# SUPPLIED INFORMATION:
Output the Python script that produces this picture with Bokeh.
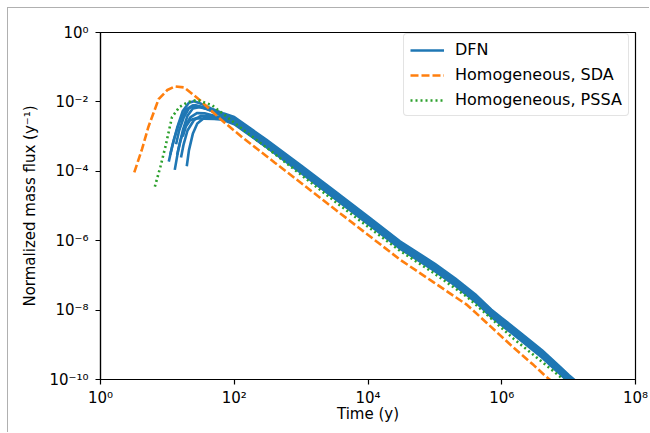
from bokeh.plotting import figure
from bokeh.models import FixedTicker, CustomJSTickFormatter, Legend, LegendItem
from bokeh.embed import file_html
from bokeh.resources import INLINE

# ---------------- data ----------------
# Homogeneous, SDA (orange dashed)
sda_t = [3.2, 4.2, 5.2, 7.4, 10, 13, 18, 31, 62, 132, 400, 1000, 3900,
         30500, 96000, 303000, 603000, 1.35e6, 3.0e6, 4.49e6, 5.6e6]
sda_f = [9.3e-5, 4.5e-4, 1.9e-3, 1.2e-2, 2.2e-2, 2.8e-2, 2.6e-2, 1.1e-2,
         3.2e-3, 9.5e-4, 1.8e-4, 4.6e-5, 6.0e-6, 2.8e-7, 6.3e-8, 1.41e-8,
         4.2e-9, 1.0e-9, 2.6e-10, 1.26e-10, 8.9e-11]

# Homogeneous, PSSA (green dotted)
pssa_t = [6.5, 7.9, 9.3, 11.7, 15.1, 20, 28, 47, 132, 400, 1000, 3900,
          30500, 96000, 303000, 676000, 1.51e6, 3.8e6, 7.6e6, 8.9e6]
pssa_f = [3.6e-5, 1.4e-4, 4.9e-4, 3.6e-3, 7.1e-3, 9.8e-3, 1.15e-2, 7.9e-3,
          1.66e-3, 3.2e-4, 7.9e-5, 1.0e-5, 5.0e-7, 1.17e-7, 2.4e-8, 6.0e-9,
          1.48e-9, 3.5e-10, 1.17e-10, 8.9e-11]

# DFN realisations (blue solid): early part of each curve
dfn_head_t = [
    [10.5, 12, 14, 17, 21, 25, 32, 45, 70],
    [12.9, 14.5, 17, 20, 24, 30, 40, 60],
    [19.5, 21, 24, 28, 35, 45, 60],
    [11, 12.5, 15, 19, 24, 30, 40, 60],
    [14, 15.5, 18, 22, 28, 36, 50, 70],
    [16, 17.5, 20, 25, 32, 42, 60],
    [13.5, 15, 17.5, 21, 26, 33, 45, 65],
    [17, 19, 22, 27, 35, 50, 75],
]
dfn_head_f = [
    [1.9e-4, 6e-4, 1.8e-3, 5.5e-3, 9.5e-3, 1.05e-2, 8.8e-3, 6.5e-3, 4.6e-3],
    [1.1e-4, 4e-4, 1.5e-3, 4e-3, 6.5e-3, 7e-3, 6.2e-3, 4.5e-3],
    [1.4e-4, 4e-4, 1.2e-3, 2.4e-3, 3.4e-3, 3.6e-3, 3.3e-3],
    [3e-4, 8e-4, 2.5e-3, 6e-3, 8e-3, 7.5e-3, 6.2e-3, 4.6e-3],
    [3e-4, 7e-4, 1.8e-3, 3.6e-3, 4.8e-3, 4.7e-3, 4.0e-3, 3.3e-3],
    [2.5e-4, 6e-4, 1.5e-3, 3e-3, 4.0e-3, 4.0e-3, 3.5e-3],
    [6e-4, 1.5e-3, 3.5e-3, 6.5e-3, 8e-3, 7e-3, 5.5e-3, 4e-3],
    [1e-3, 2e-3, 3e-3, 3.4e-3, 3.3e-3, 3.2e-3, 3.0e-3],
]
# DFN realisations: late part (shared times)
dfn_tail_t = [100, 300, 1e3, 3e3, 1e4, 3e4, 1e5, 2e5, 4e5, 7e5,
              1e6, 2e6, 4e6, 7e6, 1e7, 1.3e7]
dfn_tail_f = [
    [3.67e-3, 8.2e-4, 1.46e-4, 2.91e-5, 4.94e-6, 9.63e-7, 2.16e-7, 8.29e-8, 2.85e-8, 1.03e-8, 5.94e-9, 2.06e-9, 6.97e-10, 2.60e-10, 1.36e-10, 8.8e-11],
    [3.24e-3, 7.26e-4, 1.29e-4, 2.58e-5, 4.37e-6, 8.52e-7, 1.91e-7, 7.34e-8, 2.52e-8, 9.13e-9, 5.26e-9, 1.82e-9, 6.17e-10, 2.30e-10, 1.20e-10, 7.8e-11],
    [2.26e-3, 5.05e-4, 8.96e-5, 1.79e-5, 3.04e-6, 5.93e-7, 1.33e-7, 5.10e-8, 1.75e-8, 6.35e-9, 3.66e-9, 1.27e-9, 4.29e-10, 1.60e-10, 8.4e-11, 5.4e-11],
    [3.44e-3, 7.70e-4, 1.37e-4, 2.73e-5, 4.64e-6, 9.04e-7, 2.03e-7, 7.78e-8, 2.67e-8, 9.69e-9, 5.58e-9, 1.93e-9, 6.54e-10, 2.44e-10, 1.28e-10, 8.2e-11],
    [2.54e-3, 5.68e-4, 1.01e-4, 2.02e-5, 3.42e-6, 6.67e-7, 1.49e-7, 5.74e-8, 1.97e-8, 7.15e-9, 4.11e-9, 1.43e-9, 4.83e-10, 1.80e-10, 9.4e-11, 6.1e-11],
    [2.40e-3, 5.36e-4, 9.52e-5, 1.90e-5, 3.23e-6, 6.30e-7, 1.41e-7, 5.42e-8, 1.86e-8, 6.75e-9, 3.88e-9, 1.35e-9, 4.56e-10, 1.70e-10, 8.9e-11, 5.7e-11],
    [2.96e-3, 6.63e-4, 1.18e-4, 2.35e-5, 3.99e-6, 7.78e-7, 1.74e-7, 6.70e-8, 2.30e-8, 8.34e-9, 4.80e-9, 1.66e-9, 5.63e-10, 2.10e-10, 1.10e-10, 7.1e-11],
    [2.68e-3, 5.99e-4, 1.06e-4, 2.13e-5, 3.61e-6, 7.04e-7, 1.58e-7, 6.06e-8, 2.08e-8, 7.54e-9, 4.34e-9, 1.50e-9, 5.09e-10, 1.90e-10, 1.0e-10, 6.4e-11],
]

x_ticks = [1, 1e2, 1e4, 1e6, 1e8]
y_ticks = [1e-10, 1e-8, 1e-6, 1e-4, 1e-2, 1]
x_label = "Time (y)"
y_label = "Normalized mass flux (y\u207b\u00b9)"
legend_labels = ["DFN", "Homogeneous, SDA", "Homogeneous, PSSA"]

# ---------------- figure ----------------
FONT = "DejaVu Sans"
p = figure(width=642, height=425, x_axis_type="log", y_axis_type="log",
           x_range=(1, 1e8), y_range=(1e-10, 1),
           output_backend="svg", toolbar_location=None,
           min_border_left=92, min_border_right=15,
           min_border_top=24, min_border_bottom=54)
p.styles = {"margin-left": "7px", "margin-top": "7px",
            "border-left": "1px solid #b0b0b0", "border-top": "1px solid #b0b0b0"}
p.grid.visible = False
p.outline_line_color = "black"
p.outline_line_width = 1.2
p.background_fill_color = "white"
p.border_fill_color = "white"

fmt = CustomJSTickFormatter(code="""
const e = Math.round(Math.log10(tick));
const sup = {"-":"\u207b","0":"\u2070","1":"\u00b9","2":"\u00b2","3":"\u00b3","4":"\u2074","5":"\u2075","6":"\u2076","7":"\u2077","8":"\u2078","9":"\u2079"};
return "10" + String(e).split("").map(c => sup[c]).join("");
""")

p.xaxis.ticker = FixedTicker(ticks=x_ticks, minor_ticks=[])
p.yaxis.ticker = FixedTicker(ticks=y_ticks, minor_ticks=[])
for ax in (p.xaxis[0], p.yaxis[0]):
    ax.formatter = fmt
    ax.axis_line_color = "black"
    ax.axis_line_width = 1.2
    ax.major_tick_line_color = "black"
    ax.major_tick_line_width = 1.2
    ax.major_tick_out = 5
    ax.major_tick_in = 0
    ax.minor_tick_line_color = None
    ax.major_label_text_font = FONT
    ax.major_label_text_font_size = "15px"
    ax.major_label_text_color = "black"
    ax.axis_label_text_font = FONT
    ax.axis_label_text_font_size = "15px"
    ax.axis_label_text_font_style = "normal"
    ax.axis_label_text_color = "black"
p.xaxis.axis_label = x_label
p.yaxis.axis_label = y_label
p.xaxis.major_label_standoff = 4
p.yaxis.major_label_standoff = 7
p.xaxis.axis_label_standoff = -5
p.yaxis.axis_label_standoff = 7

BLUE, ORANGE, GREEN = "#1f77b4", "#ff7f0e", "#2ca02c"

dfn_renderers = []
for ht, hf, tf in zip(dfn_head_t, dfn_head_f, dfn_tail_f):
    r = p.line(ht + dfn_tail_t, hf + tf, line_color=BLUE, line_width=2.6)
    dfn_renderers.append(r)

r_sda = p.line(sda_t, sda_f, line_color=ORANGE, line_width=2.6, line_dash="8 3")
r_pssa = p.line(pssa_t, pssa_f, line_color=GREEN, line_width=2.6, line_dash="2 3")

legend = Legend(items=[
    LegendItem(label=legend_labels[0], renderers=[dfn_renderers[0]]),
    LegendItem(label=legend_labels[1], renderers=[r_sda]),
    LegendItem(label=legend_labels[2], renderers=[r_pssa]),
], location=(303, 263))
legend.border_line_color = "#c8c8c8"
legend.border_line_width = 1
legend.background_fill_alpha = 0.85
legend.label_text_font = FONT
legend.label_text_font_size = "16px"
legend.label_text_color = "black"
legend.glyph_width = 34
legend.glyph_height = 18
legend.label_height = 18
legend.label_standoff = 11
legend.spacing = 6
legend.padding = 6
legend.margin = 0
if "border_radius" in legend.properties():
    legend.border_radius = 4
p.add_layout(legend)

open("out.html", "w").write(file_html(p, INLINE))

# TASK GOAL:
Pictures are excluded; extract exactly the lines from the start of the data through the line that holds "1.48e-9, 3.5e-10, 1.17e-10, 8.9e-11]", both ends included.

# EXPECTED ANSWER:
Output the Python script that produces this picture with Bokeh.
from bokeh.plotting import figure
from bokeh.models import FixedTicker, CustomJSTickFormatter, Legend, LegendItem
from bokeh.embed import file_html
from bokeh.resources import INLINE

# ---------------- data ----------------
# Homogeneous, SDA (orange dashed)
sda_t = [3.2, 4.2, 5.2, 7.4, 10, 13, 18, 31, 62, 132, 400, 1000, 3900,
         30500, 96000, 303000, 603000, 1.35e6, 3.0e6, 4.49e6, 5.6e6]
sda_f = [9.3e-5, 4.5e-4, 1.9e-3, 1.2e-2, 2.2e-2, 2.8e-2, 2.6e-2, 1.1e-2,
         3.2e-3, 9.5e-4, 1.8e-4, 4.6e-5, 6.0e-6, 2.8e-7, 6.3e-8, 1.41e-8,
         4.2e-9, 1.0e-9, 2.6e-10, 1.26e-10, 8.9e-11]

# Homogeneous, PSSA (green dotted)
pssa_t = [6.5, 7.9, 9.3, 11.7, 15.1, 20, 28, 47, 132, 400, 1000, 3900,
          30500, 96000, 303000, 676000, 1.51e6, 3.8e6, 7.6e6, 8.9e6]
pssa_f = [3.6e-5, 1.4e-4, 4.9e-4, 3.6e-3, 7.1e-3, 9.8e-3, 1.15e-2, 7.9e-3,
          1.66e-3, 3.2e-4, 7.9e-5, 1.0e-5, 5.0e-7, 1.17e-7, 2.4e-8, 6.0e-9,
          1.48e-9, 3.5e-10, 1.17e-10, 8.9e-11]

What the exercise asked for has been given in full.